Blackstone Infrastructure Partners just pulled off a massive CMBS refinancing that quietly puts hundreds of millions back in its pocket while keeping its QTS data centers humming for the AI era. The single‑borrower deal clocks in at about $2.05 billion, refinancing existing debt and freeing up roughly $419 million in liquidity. It is another clear sign that lenders are still very eager to finance the digital plumbing behind artificial intelligence and cloud computing.

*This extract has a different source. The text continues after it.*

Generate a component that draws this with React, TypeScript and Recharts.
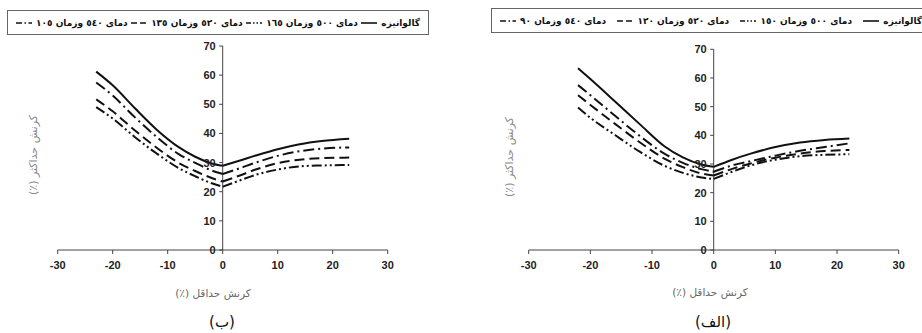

According to CoStar, the CMBS loan is secured by three QTS Realty Trust campuses in Suwanee, Georgia; Manassas, Virginia; and Chicago, Illinois. The deal structure refinances the prior loans on those properties while carving out that $419 million cash‑out for Blackstone.
Inside the Deal Structure
Industry reporting says the securitization was marketed as BX Trust 2025‑VLT6 and led by Goldman Sachs. The transaction refinanced roughly $1.76 billion of existing debt and also funded reserves meant to support future capacity expansions at the campuses. The structure lines up with a broader playbook Blackstone has been running, using repeated CMBS deals to monetize its QTS portfolio without giving up operational control, according to Commercial Observer.

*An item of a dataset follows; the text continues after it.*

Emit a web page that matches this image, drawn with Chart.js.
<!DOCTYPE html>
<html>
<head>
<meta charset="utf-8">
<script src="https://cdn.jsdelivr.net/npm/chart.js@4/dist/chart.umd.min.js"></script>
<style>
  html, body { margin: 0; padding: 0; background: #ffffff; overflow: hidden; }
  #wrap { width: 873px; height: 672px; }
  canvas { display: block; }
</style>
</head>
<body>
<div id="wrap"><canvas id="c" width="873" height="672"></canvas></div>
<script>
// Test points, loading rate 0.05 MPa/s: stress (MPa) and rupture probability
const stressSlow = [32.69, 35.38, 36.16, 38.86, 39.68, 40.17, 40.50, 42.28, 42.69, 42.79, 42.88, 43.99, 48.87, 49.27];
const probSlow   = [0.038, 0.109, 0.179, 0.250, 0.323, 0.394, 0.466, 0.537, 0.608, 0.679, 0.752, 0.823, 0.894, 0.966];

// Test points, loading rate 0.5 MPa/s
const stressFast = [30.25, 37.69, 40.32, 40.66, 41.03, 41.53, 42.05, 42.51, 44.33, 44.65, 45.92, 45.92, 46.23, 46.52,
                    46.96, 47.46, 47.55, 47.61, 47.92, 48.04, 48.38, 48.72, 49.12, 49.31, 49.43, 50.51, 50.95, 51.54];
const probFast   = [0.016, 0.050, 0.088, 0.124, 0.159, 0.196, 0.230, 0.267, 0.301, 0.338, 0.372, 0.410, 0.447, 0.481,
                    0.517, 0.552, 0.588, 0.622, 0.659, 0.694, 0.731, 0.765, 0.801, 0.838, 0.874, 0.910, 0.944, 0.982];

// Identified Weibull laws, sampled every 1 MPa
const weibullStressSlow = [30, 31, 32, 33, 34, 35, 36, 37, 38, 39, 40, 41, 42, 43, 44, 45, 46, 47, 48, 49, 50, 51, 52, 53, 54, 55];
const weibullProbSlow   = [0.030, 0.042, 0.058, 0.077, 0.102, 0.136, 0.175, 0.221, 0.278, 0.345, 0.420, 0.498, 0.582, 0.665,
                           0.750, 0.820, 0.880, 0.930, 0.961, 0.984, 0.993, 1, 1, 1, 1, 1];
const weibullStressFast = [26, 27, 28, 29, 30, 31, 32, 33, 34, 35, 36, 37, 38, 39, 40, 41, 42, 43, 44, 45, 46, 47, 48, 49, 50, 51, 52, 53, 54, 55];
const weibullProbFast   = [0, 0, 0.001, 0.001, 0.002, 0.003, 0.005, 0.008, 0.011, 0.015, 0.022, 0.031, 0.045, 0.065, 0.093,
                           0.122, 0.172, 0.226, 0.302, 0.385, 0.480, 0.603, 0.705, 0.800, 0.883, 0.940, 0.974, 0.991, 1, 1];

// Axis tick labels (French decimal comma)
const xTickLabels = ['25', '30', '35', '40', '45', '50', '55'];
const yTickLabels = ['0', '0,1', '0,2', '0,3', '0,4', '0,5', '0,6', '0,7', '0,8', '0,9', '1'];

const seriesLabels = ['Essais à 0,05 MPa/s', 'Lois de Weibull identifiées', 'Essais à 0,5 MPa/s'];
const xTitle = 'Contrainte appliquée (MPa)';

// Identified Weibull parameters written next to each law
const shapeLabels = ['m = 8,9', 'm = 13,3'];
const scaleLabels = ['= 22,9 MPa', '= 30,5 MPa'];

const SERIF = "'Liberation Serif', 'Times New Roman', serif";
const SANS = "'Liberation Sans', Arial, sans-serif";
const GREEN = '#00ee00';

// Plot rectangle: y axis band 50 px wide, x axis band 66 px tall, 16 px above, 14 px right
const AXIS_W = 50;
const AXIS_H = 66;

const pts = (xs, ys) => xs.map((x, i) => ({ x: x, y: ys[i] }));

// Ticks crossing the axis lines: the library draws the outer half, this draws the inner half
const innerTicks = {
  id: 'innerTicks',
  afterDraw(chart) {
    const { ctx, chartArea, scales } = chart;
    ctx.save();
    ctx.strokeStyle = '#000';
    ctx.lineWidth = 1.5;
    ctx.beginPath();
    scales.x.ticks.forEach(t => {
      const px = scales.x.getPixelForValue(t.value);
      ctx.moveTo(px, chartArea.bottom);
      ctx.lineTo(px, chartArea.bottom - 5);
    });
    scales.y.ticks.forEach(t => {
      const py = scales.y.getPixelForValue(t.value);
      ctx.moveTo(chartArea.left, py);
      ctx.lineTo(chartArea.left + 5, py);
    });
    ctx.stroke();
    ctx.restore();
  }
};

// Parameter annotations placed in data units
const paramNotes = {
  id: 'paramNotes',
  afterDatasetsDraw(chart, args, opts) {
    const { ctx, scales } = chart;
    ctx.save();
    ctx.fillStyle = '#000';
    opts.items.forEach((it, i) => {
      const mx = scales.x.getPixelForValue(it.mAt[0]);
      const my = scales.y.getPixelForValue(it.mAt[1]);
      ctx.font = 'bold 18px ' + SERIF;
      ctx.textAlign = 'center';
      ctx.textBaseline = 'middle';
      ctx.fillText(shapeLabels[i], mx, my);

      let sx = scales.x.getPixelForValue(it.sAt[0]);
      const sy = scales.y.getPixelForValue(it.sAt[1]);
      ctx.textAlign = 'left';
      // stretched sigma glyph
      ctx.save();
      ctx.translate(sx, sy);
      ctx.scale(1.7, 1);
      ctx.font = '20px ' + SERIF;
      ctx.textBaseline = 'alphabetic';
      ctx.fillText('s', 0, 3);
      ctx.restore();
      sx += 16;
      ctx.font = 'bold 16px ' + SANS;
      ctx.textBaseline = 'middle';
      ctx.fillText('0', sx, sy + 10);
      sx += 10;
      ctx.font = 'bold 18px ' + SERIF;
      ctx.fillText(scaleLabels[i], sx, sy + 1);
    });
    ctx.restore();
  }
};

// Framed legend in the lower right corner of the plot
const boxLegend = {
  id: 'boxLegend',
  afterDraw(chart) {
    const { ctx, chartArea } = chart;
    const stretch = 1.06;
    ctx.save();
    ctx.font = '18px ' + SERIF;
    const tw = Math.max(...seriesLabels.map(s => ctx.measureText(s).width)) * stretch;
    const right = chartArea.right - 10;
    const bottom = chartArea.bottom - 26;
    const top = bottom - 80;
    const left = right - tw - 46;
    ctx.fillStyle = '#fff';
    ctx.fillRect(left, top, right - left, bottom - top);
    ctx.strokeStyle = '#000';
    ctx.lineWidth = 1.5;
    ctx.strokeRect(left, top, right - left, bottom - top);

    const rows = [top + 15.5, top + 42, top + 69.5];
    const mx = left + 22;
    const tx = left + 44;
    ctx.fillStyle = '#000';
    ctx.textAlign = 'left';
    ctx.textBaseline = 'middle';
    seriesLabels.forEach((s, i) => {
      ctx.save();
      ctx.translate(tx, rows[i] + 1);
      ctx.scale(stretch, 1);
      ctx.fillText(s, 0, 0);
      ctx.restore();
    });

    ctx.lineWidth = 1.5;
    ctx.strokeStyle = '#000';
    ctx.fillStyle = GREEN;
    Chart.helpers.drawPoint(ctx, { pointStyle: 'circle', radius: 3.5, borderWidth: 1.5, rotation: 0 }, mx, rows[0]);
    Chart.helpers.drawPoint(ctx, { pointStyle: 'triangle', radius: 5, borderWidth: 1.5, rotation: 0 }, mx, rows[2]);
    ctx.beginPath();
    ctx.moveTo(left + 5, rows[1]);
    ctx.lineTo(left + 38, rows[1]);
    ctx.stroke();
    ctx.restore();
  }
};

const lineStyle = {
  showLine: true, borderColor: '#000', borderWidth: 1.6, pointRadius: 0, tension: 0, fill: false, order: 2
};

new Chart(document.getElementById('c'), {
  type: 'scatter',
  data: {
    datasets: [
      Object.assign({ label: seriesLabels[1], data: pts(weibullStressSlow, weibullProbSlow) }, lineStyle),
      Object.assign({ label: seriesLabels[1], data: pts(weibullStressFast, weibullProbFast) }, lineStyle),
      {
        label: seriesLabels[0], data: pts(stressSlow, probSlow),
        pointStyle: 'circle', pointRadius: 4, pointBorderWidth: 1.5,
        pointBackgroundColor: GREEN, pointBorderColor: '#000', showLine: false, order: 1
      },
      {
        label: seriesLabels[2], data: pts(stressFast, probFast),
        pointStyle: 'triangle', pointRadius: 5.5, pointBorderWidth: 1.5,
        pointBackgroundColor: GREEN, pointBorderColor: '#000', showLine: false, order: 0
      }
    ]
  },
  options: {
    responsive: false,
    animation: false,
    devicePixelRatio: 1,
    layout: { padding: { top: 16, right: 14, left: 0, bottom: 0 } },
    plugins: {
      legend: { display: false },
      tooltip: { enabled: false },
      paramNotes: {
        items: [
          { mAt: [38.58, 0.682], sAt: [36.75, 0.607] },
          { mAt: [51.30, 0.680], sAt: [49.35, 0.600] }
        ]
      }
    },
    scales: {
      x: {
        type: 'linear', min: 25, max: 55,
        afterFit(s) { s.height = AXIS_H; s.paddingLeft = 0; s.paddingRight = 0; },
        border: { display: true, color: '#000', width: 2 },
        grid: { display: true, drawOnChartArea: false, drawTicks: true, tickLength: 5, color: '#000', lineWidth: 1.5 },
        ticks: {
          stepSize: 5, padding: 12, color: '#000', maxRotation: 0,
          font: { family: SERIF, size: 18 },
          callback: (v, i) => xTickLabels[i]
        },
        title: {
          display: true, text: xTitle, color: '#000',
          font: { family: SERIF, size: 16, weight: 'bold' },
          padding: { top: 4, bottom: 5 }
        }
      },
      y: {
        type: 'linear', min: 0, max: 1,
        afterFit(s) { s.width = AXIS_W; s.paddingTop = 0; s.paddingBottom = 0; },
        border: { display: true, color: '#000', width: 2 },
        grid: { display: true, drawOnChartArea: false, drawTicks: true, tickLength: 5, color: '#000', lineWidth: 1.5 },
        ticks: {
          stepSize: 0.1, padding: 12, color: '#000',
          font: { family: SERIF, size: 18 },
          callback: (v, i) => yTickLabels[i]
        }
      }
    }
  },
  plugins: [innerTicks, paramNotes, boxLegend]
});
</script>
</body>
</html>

Why Lenders Keep Leaning In
Lenders and bond buyers have been willing to sign off on very large data‑center securitizations because AI and hyperscale cloud tenants are driving relentless demand for power and rack space. Blackstone’s QTS business already notched a record $3.46 billion CMBS refinance in November, underscoring how much capital the market is willing to pour into this type of infrastructure. The broader financing push, from bank syndicates to private‑credit shops, has been chronicled as data‑center owners race to turn long‑term leases into liquid capital. Bloomberg has detailed that trend.
What It Means on the Ground
For communities around QTS campuses, from the Atlanta suburbs to Northern Virginia and Chicago, this kind of financing can speed up new capacity builds and put even more pressure on local power grids and permitting offices. Municipal planners are already watching those knock‑on effects closely. On the investor side, institutional buyers have been active in these CMBS deals, with mutual‑fund and institutional portfolio filings listing BX Trust 2025‑VLT6 among their holdings, a sign that traditional fixed‑income investors are comfortable with the asset class. Invesco highlighted the trust in its holdings disclosures.

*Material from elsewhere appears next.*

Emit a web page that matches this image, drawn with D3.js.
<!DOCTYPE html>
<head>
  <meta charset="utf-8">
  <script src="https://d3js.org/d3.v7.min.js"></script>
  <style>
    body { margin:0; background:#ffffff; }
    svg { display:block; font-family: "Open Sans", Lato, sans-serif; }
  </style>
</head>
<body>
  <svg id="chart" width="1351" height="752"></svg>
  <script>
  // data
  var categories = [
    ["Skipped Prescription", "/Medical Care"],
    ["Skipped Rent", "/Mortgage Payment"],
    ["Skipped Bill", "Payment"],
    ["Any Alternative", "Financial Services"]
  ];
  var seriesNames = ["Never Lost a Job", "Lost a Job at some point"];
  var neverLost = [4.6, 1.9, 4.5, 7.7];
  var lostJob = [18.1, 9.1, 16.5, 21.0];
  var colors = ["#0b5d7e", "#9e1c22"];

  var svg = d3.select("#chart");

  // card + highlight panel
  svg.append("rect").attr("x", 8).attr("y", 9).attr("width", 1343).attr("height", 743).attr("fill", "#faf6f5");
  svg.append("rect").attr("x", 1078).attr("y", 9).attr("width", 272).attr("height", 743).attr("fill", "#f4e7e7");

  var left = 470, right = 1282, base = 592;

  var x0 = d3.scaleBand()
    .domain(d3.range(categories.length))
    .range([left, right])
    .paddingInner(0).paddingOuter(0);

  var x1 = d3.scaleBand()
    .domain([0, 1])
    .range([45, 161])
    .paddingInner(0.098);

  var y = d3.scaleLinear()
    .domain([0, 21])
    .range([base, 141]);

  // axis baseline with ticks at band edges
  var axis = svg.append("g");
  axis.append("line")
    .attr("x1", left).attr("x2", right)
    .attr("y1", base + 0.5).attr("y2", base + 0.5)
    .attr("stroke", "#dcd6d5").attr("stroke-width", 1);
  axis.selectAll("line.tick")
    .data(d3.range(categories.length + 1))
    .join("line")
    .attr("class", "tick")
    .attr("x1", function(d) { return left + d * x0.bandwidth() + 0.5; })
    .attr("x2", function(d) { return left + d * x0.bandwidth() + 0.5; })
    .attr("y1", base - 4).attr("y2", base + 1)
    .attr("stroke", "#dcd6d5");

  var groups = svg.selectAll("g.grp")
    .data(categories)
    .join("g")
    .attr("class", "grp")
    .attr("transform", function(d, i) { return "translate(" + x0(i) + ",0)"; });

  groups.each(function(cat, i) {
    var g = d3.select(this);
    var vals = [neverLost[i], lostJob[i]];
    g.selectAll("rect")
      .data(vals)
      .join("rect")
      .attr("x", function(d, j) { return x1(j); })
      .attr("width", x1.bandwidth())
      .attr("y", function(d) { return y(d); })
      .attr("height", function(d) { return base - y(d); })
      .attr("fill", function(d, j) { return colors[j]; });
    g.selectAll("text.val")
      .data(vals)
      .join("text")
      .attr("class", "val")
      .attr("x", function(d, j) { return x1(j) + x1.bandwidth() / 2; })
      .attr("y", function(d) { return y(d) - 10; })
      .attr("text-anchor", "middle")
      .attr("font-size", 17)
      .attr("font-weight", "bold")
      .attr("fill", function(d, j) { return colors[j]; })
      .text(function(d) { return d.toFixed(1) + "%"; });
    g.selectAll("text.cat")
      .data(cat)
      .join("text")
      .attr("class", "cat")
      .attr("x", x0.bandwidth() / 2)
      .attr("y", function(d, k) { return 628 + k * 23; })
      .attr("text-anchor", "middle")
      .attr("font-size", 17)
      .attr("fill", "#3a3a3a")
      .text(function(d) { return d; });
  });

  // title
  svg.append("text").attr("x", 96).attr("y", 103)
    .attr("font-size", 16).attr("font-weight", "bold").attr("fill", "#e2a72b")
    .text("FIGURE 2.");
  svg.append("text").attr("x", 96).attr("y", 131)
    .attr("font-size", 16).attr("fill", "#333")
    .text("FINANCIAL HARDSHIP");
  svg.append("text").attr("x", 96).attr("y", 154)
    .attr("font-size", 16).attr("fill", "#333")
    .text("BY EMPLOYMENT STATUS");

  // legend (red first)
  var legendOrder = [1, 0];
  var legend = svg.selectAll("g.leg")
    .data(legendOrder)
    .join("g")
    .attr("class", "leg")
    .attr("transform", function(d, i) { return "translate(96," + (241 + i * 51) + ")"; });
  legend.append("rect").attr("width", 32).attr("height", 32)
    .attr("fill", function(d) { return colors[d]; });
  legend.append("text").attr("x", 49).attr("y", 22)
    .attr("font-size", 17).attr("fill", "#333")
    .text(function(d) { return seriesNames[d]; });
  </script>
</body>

Market watchers expect more securitizations backed by stabilized data‑center portfolios as owners look to recycle capital into expansions while keeping day‑to‑day control of the properties. Industry rundowns of 2025’s largest CMBS transactions show data‑center deals among the biggest financings of the year, a streak that suggests lenders remain comfortable wrapping mission‑critical digital infrastructure into bond deals, according to Commercial Observer.